The ceasefire, which came into effect on October 10, focused on the exchange of captives held in Gaza for Palestinian prisoners held by Israel, and a partial withdrawal of Israeli forces from Gaza.

But details of the next phase, including Gaza’s future governance, the potential deployment of an international stabilisation force, and the establishment of what has been termed a “board of peace”, remain unresolved.

Meanwhile, anger continues to rise among Palestinians and the international community as Israeli attacks persist. According to Gaza’s Ministry of Health, Israeli attacks since the start of the ceasefire have killed at least 377 people and wounded 987.

Talks progressing, but major challenges remain

A United States official told Al Jazeera Arabic that negotiations on the next phase of the ceasefire are advancing, but key obstacles still need to be overcome.

The official said Washington expects the first deployment of an international stabilisation force to begin in early 2026.

Talks are currently focused on which countries would contribute to such a force, how it would be commanded and what its rules of engagement would be.

It comes as former United Kingdom Prime Minister Tony Blair has reportedly been dropped by the “board of peace”, a panel envisioned by the US to oversee redevelopment in Gaza.

The official said the US-backed ceasefire plan, endorsed by the United Nations Security Council, clearly stipulates Israel’s complete withdrawal from Gaza and Hamas’s disarmament.

They added that discussions are under way to form a police force drawn from the local population in Gaza.

The US is also aware of the increasing demands for humanitarian access, the official said, and is working to remove barriers to aid delivery.

Meanwhile, UN spokesman Stephane Dujarric responded to a claim by Israeli Lieutenant General Eyal Zamir that the so-called “yellow line”, currently marking Israeli-held territory inside Gaza, constitutes a “new border”.

Israeli forces have remained in about 58 percent of Gaza since a partial withdrawal to the yellow line.

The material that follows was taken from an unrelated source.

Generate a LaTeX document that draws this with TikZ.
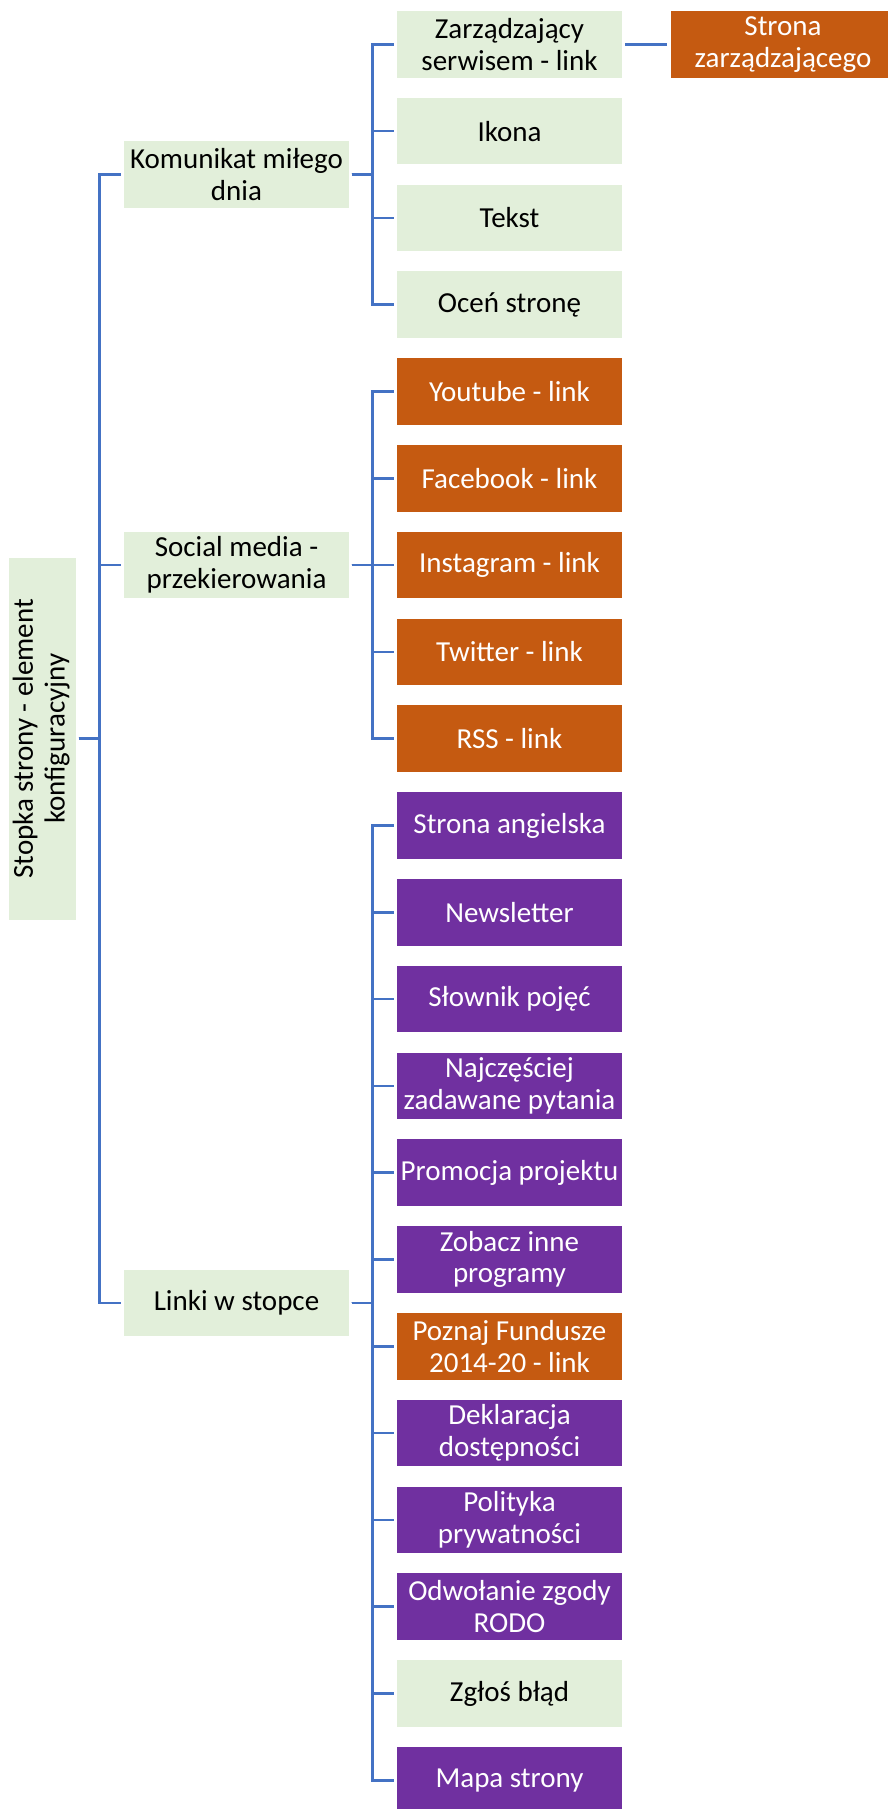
\documentclass[tikz,border=0pt]{standalone}
\usepackage{fontspec}
\setmainfont{Carlito}
\definecolor{lgreen}{HTML}{E2EFDA}
\definecolor{orng}{HTML}{C55A11}
\definecolor{purp}{HTML}{7030A0}
\definecolor{lnblue}{HTML}{4472C4}
\begin{document}
\begin{tikzpicture}[x=1pt,y=-1pt,
  box/.style={minimum width=225pt, minimum height=66.5pt, inner sep=0pt, align=center,
    font=\fontsize{29}{31.7}\selectfont},
  gbox/.style={box, fill=lgreen, text=black},
  obox/.style={box, fill=orng, text=white},
  pbox/.style={box, fill=purp, text=white},
  conn/.style={draw=lnblue, line width=2.7pt, shorten <=2.5pt, shorten >=3pt}]
\useasboundingbox (0,0) rectangle (888,1809);
\clip (0,0) rectangle (888,1809);

% root
\node[fill=lgreen, minimum width=67pt, minimum height=362.3pt, inner sep=0pt,
  font=\fontsize{29}{31.7}\selectfont] (root) at (42.5,738.8)
  {\rotatebox{90}{\begin{tabular}{@{}c@{}}Stopka strony - element\\konfiguracyjny\end{tabular}}};

% level 1
\node[gbox] (kom) at (236.5,174.5) {Komunikat miłego\\dnia};
\node[gbox] (soc) at (236.5,565.1) {Social media -\\przekierowania};
\node[gbox] (lin) at (236.5,1302.9) {Linki w stopce};

% children
\node[gbox] (c0) at (509.5,44.3) {Zarządzający\\serwisem - link};
\node[gbox] (c1) at (509.5,131.1) {Ikona};
\node[gbox] (c2) at (509.5,217.9) {Tekst};
\node[gbox] (c3) at (509.5,304.7) {Oceń stronę};
\node[obox] (c4) at (509.5,391.5) {Youtube - link};
\node[obox] (c5) at (509.5,478.3) {Facebook - link};
\node[obox] (c6) at (509.5,565.1) {Instagram - link};
\node[obox] (c7) at (509.5,651.9) {Twitter - link};
\node[obox] (c8) at (509.5,738.7) {RSS - link};
\node[pbox] (c9) at (509.5,825.5) {Strona angielska};
\node[pbox] (c10) at (509.5,912.3) {Newsletter};
\node[pbox] (c11) at (509.5,999.1) {Słownik pojęć};
\node[pbox] (c12) at (509.5,1085.9) {Najczęściej\\zadawane pytania};
\node[pbox] (c13) at (509.5,1172.7) {Promocja projektu};
\node[pbox] (c14) at (509.5,1259.5) {Zobacz inne\\programy};
\node[obox] (c15) at (509.5,1346.3) {Poznaj Fundusze\\2014-20 - link};
\node[pbox] (c16) at (509.5,1433.1) {Deklaracja\\dostępności};
\node[pbox] (c17) at (509.5,1519.9) {Polityka\\prywatności};
\node[pbox] (c18) at (509.5,1606.7) {Odwołanie zgody\\RODO};
\node[gbox] (c19) at (509.5,1693.5) {Zgłoś błąd};
\node[pbox] (c20) at (509.5,1780.3) {Mapa strony};

\node[obox] (szar) at (783,44.3) {Strona\\zarządzającego};

% connectors
\foreach \t in {kom,soc,lin}
  \draw[conn] (root.east) -- ++(23.5,0) |- (\t.west);
\foreach \t in {c0,c1,c2,c3}
  \draw[conn] (kom.east) -- ++(23.5,0) |- (\t.west);
\foreach \t in {c4,c5,c6,c7,c8}
  \draw[conn] (soc.east) -- ++(23.5,0) |- (\t.west);
\foreach \t in {c9,c10,c11,c12,c13,c14,c15,c16,c17,c18,c19,c20}
  \draw[conn] (lin.east) -- ++(23.5,0) |- (\t.west);
\draw[conn, shorten <=3pt] (c0.east) -- (szar.west);
\end{tikzpicture}
\end{document}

Under the ceasefire plan, Israeli forces are meant to withdraw fully from the territory, although there is no timeframe for a withdrawal in the agreement.

More Israeli strikes reported

The Israeli military has launched an air strike and artillery attacks on areas of Khan Younis still under its control. There have been no reports of casualties.

In northern Gaza, the Israeli army has continued building demolitions in Beit Lahiya.

“These actions constitute a blatant violation of international humanitarian law and a deliberate undermining of the essence of the ceasefire and the provisions of its attached humanitarian protocol,” Gaza authorities said in a statement.

Israel’s genocidal war against the Palestinian people in Gaza has killed at least 70,366 Palestinians and wounded 171,064 since October 2023, according to Gaza health authorities.

At least of 1,139 people were killed during the October 7, 2023, Hamas-led attack on southern Israel, according to Israeli statistics, and more than 200 others were seized as captives.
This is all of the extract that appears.